A little while ago I wrote about how we think about appealing to the fast brain, the subconscious, in presenting content on a webpage, or in any visual content. Let’s dive a little deeper in this topic in aspects beyond imagery.

Aside from images what else makes up a website in terms of its visual appeal? We have text body and headings, but we think of these in terms of font pairings, sizing, and calls to action. It is important for us as website designers to understand our client’s audience and to employ that understanding in the way we use fonts, colours, and graphics to help influence their purchasing decision making.


Although most of the work we do with colour on a website is driven by the client’s brand and style guide, it is important to understand the psychology of colour. Most brands we work with have a colour pairing we can work with, however it is effective to add a third. We will use the brand’s primary colour predominately, and their secondary colour as the pairing, and a highlight or accent colour. Because this accent colour is not necessarily part of the bean we can use a shade that suits the purpose. This purpose is generally a call to action, but could also be a statement of requiring emphasis or to set a mood or feeling (such as security, or safety). Colours do have an effect on our perceptions, here are some examples:

Red – you might think it indicates danger or warning, and it can, but this is because it creates urgency, and stimulates action, so it is effective as a call to action button.

Yellow – can evoke feelings of happiness, brightness, energy, warmth, and fun, but be wary of the shade as a bold primary yellow can also indicate warning (think safety signs).

Green – todays business environment demands that businesses have a concern for the environment, and although it might seem cliche, using green is a way to promote this and satisfy that demand in our users. It also works as a call to action colour when it contrasts greatly with the brand existing colour palette.

Blue – what do Stripe, Paypal, Facebook, American Express, ANZ have in common? The colour blue. It is calming and reliable, it stimulates perceptions of trust and cleanliness.

Black – is associated with strength, authority, and power. It also gives a sense of sophistication and confidence. Care does need to be taken though, when it misses this mark, it can be perceived as dark and negative.


Like colours, fonts are also often pre-determined for us by a brand or style guide, however this is less common for us, so we have a bit of freedom to exercise choice. Aside from practical determinants such as legibility and ease on the eyes, we can choose a font pairing that suits the brain or the message we want to convey. Font styles can suit a purpose, here are some examples:

Serif – can convey class, prestige, experience and quality.

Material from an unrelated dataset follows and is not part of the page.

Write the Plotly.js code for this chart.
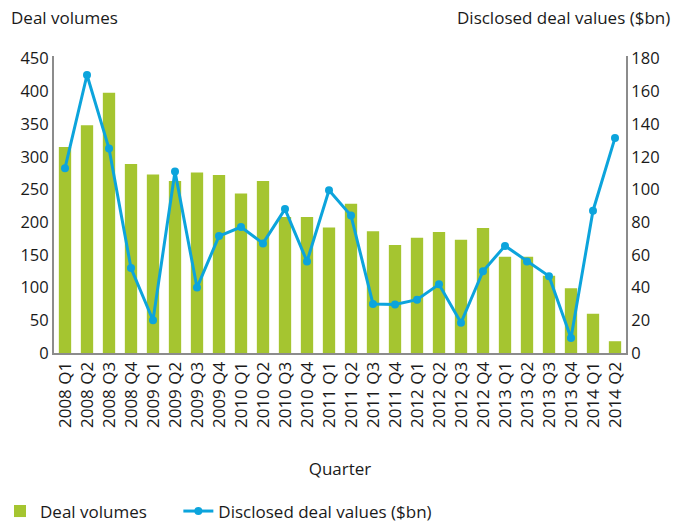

Sans Serif – can convey modernity, clarity and security, as well as sleek and technical advancement.

Rounded – often best used when the product or service is organic, such as earthy, natural, healthy products.

Display or Decorative – risky depending on the actual font selected, but can be useful to make bold statements or create a forceful brand impression.

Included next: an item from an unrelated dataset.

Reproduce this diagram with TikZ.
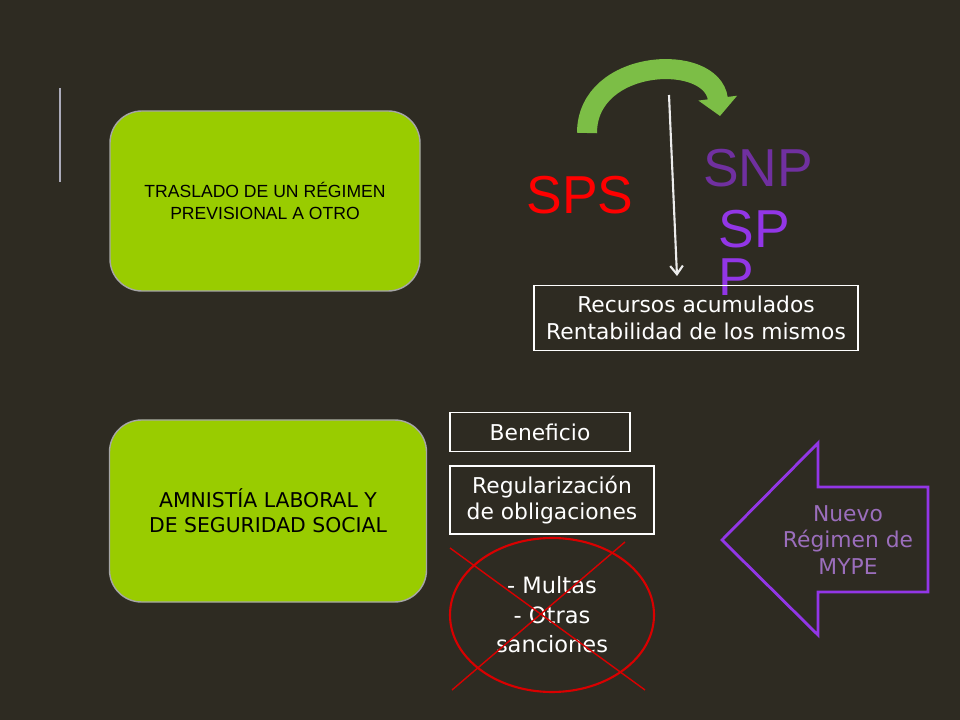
\documentclass[tikz,border=0pt]{standalone}
\usepackage{fontspec}
\setmainfont{Liberation Sans}
\newfontfamily\gothic{DejaVu Sans}
\usetikzlibrary{positioning, arrows.meta, shapes.geometric}
\definecolor{bgdark}{RGB}{46,43,34}
\definecolor{mylime}{RGB}{153,204,0}
\definecolor{myarrow}{RGB}{124,190,70}
\definecolor{mypurple}{RGB}{112,48,160}
\definecolor{myviolet}{RGB}{146,54,230}
\tikzset{
  greenbox/.style={rectangle, draw=gray!70, line width=1pt, fill=mylime, rounded corners=0.8cm, align=center, text=black},
  whitebox/.style={rectangle, draw=white, line width=0.8pt, text=white, align=center, font=\gothic\fontsize{15.5}{19}\selectfont, inner sep=3pt},
  bigtxt/.style={font=\fontsize{38}{38}\selectfont}
}
\begin{document}
\begin{tikzpicture}[x=0.025cm, y=-0.025cm]
        \useasboundingbox (0,0) rectangle (960,720);
        \fill[bgdark] (0,0) rectangle (960,720);
        % side bar
        \draw[line width=1pt, color=blue!10!gray!60] (60,88) -- (60,182);

        % green boxes
        \node [greenbox, minimum width=310*0.025cm, minimum height=180*0.025cm, font=\fontsize{12.5}{15}\selectfont] (traslado) at (265,201) {TRASLADO DE UN RÉGIMEN\\PREVISIONAL A OTRO};
        \node [greenbox, minimum width=317*0.025cm, minimum height=182*0.025cm, font=\gothic\fontsize{14.5}{18}\selectfont] (amnistia) at (268,511) {AMNISTÍA LABORAL  Y\\DE SEGURIDAD SOCIAL};

        % regimes
        \node [bigtxt, text=red] (sps) at (580,195) {SPS};
        \node [bigtxt, text=mypurple] (snp) at (758,168) {SNP};
        \node [bigtxt, text=myviolet, align=left, anchor=north west] (spp) at (714,205) {SP\\[-4pt]P};

        % curved arrow and thin arrow
        \coordinate (arcstart) at (587,133);
        \coordinate (arcend) at (720,116);
        \draw[myarrow, line width=0.5cm, -{Triangle[length=0.45cm, width=0.95cm]}] (arcstart) .. controls (587,58) and (712,52) .. (arcend);
        \coordinate (lnstart) at (669,95);
        \node [whitebox, minimum width=324*0.025cm, minimum height=65*0.025cm] (recursos) at (696,318) {Recursos acumulados\\Rentabilidad de los mismos};
        \draw[white!85!gray, line width=1.5pt, -{Straight Barb[length=6pt, width=9pt]}] (lnstart) -- (677,276);

        % amnesty items
        \node [whitebox, minimum width=180*0.025cm, minimum height=39*0.025cm] (beneficio) at (540,432) {Beneficio};
        \node [whitebox, minimum width=204*0.025cm, minimum height=68*0.025cm] (regul) at (552,500) {Regularización\\de obligaciones};
        \node [ellipse, draw=red!85!black, line width=1.5pt, minimum width=204*0.025cm, minimum height=154*0.025cm, text=white, align=center, font=\gothic\fontsize{16}{21}\selectfont] (multas) at (552,615) {- Multas\\- Otras\\sanciones};
        \coordinate (xa) at (450,548);
        \coordinate (xb) at (645,690);
        \coordinate (xc) at (625,542);
        \coordinate (xd) at (452,690);
        \draw[red!85!black, line width=1pt] (xa) -- (xb) (xc) -- (xd);

        % MYPE arrow
        \draw[myviolet, line width=2pt, fill=bgdark] (722,540) -- (818,443) -- (818,487) -- (928,487) -- (928,592) -- (818,592) -- (818,635) -- cycle;
        \node [text=mypurple!70!white, align=center, font=\gothic\fontsize{15.5}{19}\selectfont] (mype) at (848,540) {Nuevo\\Régimen de\\MYPE};
\end{tikzpicture}
\end{document}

Handwriting – needs to suit the brand but generally brands that are edgy, grungy, or rugged.

Calls to Action

Put simply, calls to action are to attract a user to interact with your site in a way you would like them to. These take form of “buttons” most often. We use a combination of colour and font decisions and the positive/negative reactions we want to promote or avoid in deciding how to present a call to action. For example, if a website requires a strong call to action to sign up to an email list, or to buy, or to register for a quote, we would consider using blue (trust and security) plus sans-serif font (modern and secure) on the positive response (Sign me up!). We can then use a grey for the “close” or “no thanks” option.

The timing of its presentation in the user journey, as well as the post-click feedback, are also important to ensure the user is respected by appropriate responses.

I hope this gives you some understanding of the psychological intention of website design and UX. There is more than meets the eye but nothing gets past the mind.